Deal unlikely as strike talks between Chevron, Australian LNG workers drag into Friday

Stephen Stapczynski and Elena Mazneva, Bloomberg September 07, 2023

(Bloomberg) – Talks between Chevron Corp. and labor unions in Australia are set to drag into Friday — keeping natural gas markets on edge — as unions said a deal to avert strikes is unlikely.

Thursday’s discussions ended at 10 p.m. Perth time, so negotiators have just the morning of Friday to try to clinch a deal before a new 1 p.m. deadline. Offshore Alliance, representing the workers, considers the package provided by Chevron underwhelming, and it’s very unlikely they will reach an agreement, according to a union representative who asked not to be identified in line with policy.

The possibility of strikes at some of Australia’s key liquefied natural gas (LNG) plants has kept markets on edge for the past month.

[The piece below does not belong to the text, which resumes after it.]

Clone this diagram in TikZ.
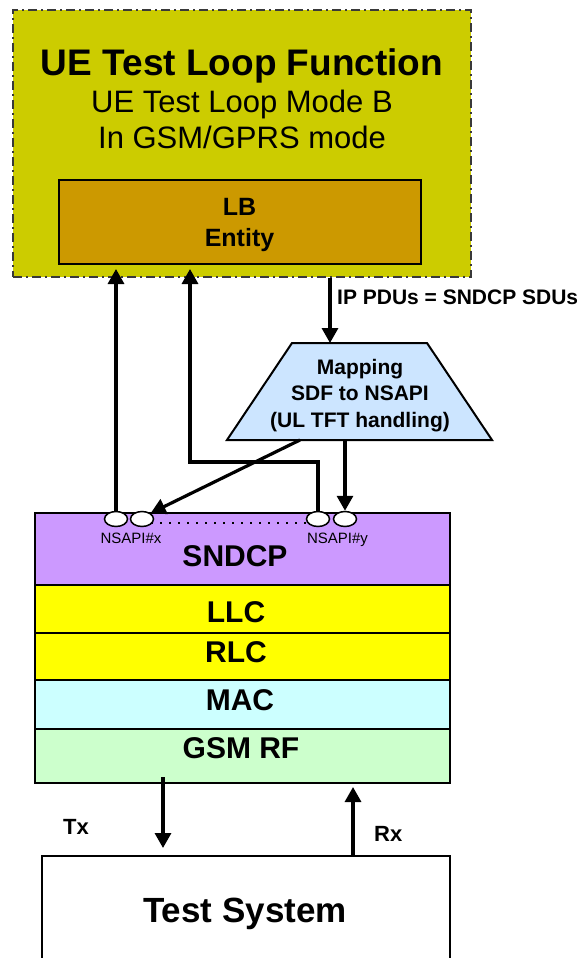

Chevron’s Gorgon and Wheatstone plants together supplied about 7% of the world’s LNG last year, and unions have planned to start with partial strikes if no resolution is reached.

Negotiations have been progressing slowly, the union representative said, and the strikes were delayed because the Australia’s labor regulator recommended that. Chevron said it will continue to work “through the bargaining process.”

Gas prices in Europe — which are still volatile after last year’s historic energy crisis — jumped more than 7% on the news. The continent’s benchmark contract surged 40% at one point on fears of supply disruptions from Australia, highlighting Europe’s heavy dependence on LNG after the curtailment of Russian pipeline gas flows.

If the parties don’t reach a deal, full 24-hour walkouts at Chevron’s plants are expected to run for two weeks from Sept. 14. Another exporter, Woodside Energy Group Ltd., reached a breakthrough with unions last month at its nearby North West Shelf LNG plant.

Muted demand in Europe and Asia means the impact of walkouts could be limited initially, though any prolonged disruptions threaten to spark a bidding war between the two regions for cargoes in the peak winter season.

Europe’s supply is already impacted by the extension of maintenance at major gas fields in top exporter Norway. Flows from the country, already at multi-year lows, dropped further on Thursday, also pushing prices higher earlier in the day.

Dutch front-month futures, Europe’s gas benchmark, traded 6.8% higher at €33.18 a megawatt-hour at 5:41 p.m. in Amsterdam.